Characterization of small pure and Ni-doped titanium clusters: Ab initio versus classical approaches

• The structure and geometrical properties of small pure and Ni-doped titanium clusters are studied using two different approaches: by the density-functional theory methods and classical simulations as well.
• The classical force fields, parameterized to reproduce bulk properties of perfect Ti and NiTi crystalline structures, are found to be also applicable for the description of systems on the atomistic scale.
• The doping of titanium clusters by a Ni atom does not affect strongly the stability of the compounds.
• The Ni atom in bimetal clusters prefers to be located on the surface in the most favorable geometries.

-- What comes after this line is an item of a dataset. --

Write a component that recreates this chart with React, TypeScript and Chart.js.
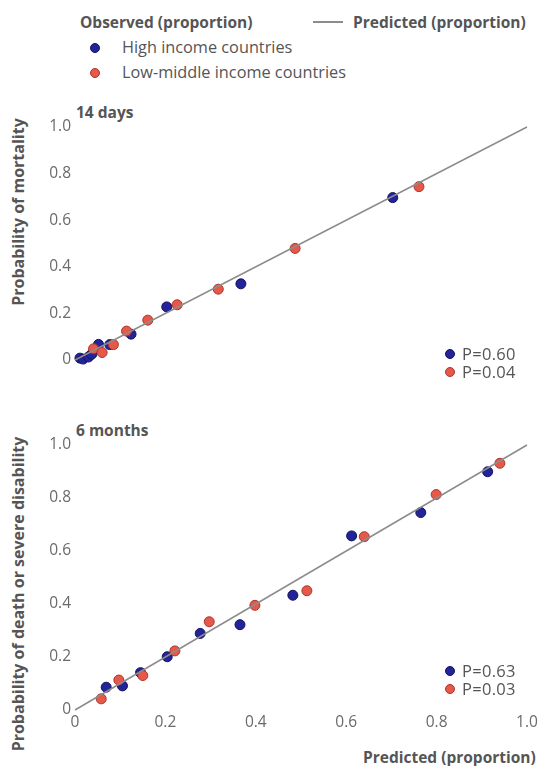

The optimized structure of pure and Ni-doped titanium clusters consisting of up to 15 atoms is studied using ab initio theoretical methods, based on the density-functional theory, and classical simulations as well. The simulations are performed using classical force fields for Ti–Ti and Ni–Ti interactions, which are parameterized to reproduce bulk properties of perfect Ti and NiTi crystalline structures. By comparing the results obtained within the two different approaches, we show that the classical force fields are also applicable for the description of significantly smaller systems, such as atomic clusters. This indicates also that the existing force fields describe adequately not only the macroscopic properties of the crystalline structures, but also point defects and local irregularities which may occur in a crystal. We perform also the ab initio analysis of electronic and magnetic properties of the clusters and show that the doping of titanium clusters by Ni atoms causes a significant charge transfer in a system and the change of the magnetic properties as well.